Picturesque Avoca in Co Wicklow continued to reap the benefits long after the television series Ballykissangel proved a major hit for the BBC.
And the 1996 box-office hit Michael Collins has resulted in a major tourism boost for Dublin Castle, with key scenes in the movie featuring in tours of the landmark's grounds.
Movie shoots at landmarks also help fuel tourism, as everyone wants to see a movie being made, the locations manager said.
Although difficult to quantify in monetary terms, "exposure from films and other programmes have very definite benefits," he added, although difficult to quantify in monetary terms.

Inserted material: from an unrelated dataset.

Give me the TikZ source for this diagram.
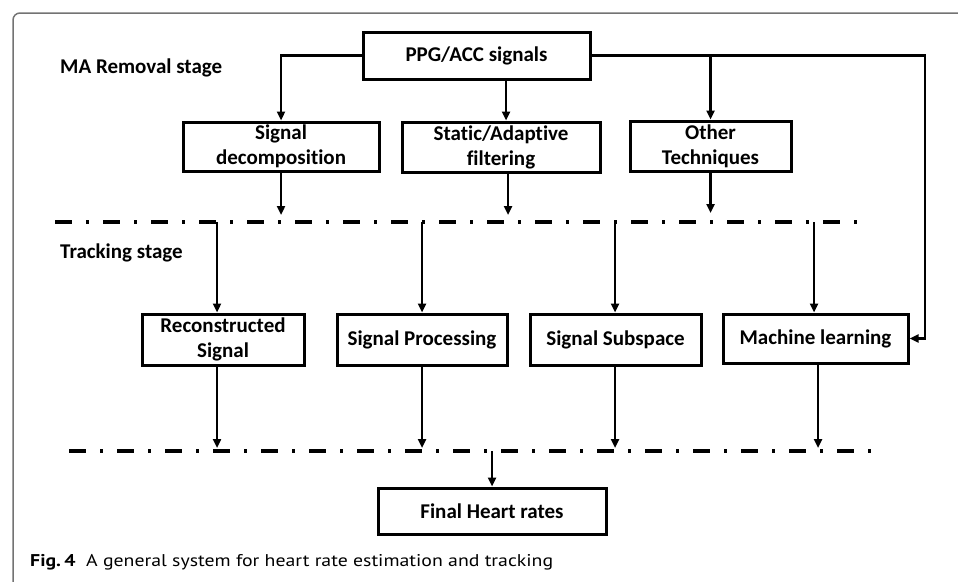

Television productions expose locations and the countryside to larger audiences in established markets such as the UK, North America and Europe, a spokeswoman for the IFB said.
"Feature films such as Lassie, Once, or The Wind that Shakes the Barley are seen by millions around the world already, and they will be seen for years to come," she said.
Films are also seen as cost-effective ways to reach mass audiences in developing tourism markets such as South Africa and India, she said.
Brazilian soap opera, Eterna Magia, shot in Ireland last May, has provided a boost as several newspapers in Brazil ran features on holidaying in Ireland ahead of its screening, Tourism Ireland said.
The soap, produced by Globo TV, the biggest producer of drama in the world, was shot in locations in Dublin and Wicklow including Fitzwilliam Square, Johnnie Fox's Pub, Kings Inns, the Phoenix Park and Glendalough.
Miramax's Becoming Jane, starring Anne Hathaway and James McAvoy, was shot in Kilruddery House, Co Wicklow, as well as Charleville Castle, Tullamore, Co Offaly.
Famous landmarks, includ-ing Christ Church Cathedral, provided the backdrop for the costume drama based on Charles Dickens' The Old Curiosity Shop, to be aired on ITV. And Dublin Castle made another appearance in the period film Jane Austen's Northanger Abbey.
Others shot around the capital include the fifth series of BBC's gritty drama Murphy's Law starring James Nesbitt, which filmed at several locations around Dublin during a seven-week shoot.
More than five million people tuned in to each episode of the fourth series, and the fifth is due to be aired later this year.
Earlier, this month the cast of My Boy Jack, which stars Harry Potter's Daniel Radcliffe and Kim Cattrall, were spotted at the Olympia theatre, Dublin Castle, Farmleigh House and part of the Phoenix Park.